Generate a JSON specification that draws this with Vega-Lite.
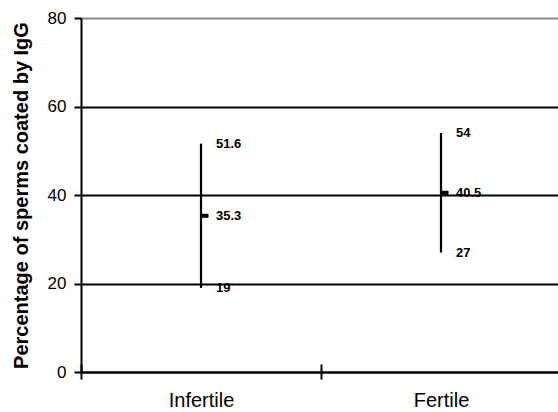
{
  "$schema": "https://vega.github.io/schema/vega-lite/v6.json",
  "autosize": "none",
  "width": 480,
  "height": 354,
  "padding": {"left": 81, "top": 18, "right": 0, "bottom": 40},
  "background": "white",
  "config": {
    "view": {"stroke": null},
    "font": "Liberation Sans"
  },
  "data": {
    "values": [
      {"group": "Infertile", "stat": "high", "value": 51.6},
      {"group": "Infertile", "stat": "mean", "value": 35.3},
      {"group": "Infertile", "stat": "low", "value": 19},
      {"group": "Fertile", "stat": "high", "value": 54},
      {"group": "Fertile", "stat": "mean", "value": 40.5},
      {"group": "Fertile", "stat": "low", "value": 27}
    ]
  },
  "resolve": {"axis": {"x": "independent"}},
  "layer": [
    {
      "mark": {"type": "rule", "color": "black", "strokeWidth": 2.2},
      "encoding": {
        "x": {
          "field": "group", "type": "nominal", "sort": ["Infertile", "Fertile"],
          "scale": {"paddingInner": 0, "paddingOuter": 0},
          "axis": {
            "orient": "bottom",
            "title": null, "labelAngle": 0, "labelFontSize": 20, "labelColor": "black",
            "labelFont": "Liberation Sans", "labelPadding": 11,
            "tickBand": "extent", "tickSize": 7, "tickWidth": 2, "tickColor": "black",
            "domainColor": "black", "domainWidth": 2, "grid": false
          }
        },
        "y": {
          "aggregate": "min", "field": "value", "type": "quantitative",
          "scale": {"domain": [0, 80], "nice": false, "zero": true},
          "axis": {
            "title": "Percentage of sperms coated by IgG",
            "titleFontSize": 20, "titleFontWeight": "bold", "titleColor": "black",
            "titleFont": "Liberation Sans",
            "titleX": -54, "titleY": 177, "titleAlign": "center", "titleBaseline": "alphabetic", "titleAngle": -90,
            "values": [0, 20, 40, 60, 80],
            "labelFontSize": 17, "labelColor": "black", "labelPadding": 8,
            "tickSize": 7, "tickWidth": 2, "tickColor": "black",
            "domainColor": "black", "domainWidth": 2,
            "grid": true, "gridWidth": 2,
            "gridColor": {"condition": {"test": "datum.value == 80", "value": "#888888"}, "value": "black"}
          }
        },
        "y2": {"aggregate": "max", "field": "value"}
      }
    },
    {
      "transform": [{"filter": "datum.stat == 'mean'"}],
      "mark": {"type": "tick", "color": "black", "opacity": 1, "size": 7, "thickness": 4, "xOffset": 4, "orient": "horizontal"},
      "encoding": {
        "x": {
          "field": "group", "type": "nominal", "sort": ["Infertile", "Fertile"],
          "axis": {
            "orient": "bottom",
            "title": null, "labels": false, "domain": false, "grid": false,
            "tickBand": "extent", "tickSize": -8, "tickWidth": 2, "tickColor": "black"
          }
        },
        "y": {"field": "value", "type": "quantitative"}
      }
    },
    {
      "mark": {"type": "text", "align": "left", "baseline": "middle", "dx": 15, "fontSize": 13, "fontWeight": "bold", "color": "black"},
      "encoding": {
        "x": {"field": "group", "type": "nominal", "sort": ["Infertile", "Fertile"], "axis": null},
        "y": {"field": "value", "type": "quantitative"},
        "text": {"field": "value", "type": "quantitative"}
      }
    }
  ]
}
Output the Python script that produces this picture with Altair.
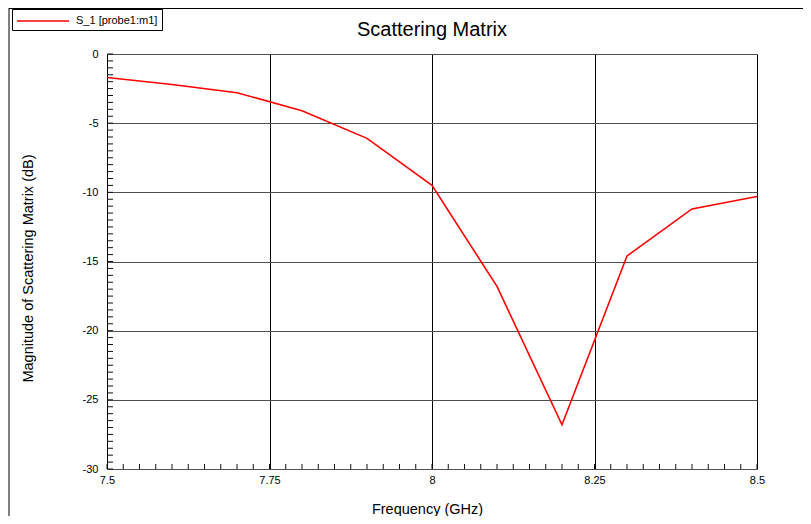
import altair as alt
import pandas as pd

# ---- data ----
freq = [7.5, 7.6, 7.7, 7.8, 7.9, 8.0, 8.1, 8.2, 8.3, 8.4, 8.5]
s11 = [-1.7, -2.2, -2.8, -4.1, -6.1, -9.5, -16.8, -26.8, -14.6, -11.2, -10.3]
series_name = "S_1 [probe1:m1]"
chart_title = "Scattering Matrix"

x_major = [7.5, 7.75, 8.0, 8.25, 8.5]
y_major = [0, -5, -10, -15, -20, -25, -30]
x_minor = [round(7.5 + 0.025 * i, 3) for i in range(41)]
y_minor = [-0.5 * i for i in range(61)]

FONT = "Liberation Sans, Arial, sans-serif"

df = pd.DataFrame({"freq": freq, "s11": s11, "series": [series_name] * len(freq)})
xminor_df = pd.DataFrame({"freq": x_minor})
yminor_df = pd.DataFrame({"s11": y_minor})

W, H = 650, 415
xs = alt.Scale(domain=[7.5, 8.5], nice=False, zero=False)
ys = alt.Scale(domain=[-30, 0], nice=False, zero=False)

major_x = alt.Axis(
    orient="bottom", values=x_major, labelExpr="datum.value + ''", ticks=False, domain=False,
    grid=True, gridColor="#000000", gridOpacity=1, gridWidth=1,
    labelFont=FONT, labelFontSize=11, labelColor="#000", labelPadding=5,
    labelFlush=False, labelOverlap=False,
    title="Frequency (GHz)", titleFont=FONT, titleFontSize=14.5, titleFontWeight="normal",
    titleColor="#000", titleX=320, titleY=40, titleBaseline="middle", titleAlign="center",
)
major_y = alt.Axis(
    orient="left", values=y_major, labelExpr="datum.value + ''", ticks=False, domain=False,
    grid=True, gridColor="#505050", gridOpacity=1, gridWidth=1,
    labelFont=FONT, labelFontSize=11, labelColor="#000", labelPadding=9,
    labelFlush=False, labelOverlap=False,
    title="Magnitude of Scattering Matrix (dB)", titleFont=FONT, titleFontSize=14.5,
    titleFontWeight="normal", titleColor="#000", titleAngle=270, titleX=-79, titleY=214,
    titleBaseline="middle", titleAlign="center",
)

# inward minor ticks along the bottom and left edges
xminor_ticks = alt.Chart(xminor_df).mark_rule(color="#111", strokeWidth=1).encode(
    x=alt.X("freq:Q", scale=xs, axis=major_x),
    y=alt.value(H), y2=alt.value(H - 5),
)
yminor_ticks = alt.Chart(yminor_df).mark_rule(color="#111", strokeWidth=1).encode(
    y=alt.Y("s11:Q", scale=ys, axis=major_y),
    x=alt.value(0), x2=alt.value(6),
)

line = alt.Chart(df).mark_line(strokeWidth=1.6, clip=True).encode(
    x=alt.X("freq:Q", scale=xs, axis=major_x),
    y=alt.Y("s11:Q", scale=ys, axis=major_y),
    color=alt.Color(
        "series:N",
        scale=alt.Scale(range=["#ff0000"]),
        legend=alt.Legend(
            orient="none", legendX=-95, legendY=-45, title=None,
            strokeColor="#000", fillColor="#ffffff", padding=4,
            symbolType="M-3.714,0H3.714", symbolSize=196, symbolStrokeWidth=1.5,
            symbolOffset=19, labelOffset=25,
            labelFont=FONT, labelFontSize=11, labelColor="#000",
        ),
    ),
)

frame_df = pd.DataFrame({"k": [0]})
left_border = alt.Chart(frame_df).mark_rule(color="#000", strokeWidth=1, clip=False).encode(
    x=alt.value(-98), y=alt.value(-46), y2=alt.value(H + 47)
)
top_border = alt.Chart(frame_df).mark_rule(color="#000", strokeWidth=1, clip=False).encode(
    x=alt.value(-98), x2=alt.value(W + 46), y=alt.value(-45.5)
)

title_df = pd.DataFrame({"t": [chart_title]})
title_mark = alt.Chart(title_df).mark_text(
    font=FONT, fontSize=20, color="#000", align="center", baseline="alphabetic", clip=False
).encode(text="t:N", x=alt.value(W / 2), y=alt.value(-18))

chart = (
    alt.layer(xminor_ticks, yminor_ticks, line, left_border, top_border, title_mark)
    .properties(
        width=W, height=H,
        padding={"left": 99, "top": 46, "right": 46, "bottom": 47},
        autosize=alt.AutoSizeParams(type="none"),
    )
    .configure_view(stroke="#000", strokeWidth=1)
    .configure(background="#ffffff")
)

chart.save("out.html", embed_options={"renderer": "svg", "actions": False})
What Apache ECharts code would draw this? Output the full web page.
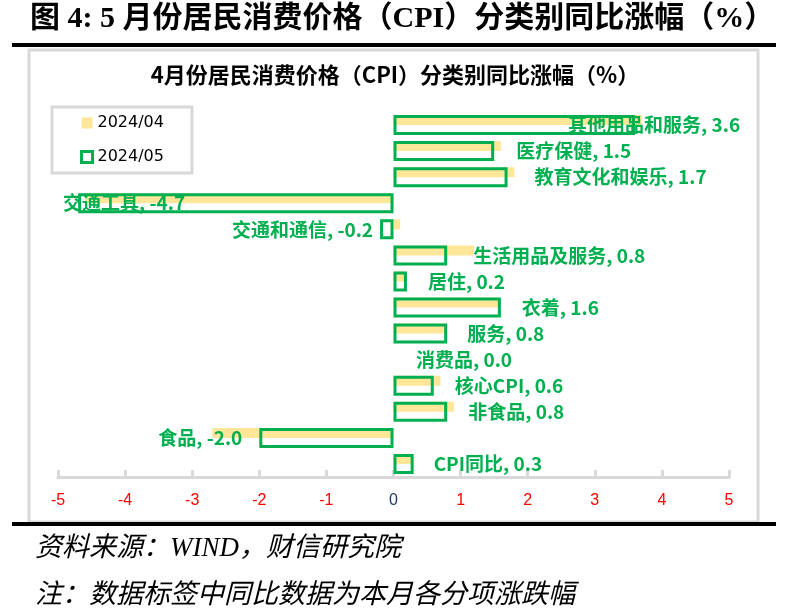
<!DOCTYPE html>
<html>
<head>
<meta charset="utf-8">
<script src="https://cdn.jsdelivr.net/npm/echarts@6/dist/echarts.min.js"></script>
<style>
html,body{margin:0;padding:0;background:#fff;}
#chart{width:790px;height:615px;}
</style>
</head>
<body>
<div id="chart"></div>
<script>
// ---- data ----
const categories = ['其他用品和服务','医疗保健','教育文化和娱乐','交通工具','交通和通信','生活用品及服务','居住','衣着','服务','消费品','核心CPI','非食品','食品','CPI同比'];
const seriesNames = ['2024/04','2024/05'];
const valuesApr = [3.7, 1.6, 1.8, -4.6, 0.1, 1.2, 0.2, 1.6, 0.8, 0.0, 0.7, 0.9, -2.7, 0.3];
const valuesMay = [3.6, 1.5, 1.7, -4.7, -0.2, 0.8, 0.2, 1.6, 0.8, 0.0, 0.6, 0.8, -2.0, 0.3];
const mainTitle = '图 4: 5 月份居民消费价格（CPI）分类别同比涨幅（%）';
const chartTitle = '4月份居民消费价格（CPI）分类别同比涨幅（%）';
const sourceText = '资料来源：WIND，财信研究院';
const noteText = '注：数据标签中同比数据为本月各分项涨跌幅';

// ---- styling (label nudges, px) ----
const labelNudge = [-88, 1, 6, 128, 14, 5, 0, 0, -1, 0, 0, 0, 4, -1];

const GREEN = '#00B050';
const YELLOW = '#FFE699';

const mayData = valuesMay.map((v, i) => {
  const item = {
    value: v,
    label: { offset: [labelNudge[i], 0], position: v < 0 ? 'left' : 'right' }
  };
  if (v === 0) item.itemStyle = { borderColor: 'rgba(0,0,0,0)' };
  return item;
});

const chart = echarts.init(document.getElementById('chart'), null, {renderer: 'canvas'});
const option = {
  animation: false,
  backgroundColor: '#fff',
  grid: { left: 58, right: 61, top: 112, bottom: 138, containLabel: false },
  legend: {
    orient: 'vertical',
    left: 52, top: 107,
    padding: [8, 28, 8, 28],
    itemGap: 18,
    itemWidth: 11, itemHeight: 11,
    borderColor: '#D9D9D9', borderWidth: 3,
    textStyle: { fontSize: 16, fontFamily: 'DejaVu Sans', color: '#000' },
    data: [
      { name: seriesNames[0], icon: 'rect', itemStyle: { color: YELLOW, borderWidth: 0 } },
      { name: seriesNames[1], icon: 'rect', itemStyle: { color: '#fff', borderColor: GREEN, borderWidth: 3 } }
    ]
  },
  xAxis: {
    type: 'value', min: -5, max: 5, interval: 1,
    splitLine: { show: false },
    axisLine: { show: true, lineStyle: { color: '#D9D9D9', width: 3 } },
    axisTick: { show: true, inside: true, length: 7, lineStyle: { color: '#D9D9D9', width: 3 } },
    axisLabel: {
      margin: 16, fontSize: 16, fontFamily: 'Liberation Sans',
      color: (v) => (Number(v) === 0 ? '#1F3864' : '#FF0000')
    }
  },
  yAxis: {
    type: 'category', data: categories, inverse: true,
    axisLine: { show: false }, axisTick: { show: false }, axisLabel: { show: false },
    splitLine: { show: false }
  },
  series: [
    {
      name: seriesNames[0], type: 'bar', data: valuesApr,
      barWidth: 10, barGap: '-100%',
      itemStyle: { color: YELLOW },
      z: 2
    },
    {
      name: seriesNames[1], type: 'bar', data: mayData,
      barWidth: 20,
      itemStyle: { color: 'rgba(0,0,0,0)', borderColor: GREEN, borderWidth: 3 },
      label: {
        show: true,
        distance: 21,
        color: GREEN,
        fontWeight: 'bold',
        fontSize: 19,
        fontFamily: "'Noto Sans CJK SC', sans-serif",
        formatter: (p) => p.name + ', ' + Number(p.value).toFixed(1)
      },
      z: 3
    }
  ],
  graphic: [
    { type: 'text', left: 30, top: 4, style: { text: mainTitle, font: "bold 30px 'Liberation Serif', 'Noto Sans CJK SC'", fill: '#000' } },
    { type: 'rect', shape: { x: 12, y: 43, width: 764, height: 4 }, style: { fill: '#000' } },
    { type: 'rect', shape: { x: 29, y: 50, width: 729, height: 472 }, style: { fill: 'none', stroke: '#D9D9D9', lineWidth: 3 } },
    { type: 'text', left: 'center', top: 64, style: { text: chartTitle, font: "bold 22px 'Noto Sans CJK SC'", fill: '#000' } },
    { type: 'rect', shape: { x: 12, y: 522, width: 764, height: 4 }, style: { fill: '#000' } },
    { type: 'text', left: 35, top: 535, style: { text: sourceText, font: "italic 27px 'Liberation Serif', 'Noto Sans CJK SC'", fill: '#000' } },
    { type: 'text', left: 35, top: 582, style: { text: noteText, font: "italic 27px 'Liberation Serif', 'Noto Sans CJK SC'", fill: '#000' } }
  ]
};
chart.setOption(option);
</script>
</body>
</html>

CHALLENGE
Only the lines from the one bearing "Output the Python" to the one bearing "y_minor = [-0.5 * i for i in range(61)]", both included, should be restated word for word, with pictures left out.

RESULT
Output the Python script that produces this picture with Altair.
import altair as alt
import pandas as pd

# ---- data ----
freq = [7.5, 7.6, 7.7, 7.8, 7.9, 8.0, 8.1, 8.2, 8.3, 8.4, 8.5]
s11 = [-1.7, -2.2, -2.8, -4.1, -6.1, -9.5, -16.8, -26.8, -14.6, -11.2, -10.3]
series_name = "S_1 [probe1:m1]"
chart_title = "Scattering Matrix"

x_major = [7.5, 7.75, 8.0, 8.25, 8.5]
y_major = [0, -5, -10, -15, -20, -25, -30]
x_minor = [round(7.5 + 0.025 * i, 3) for i in range(41)]
y_minor = [-0.5 * i for i in range(61)]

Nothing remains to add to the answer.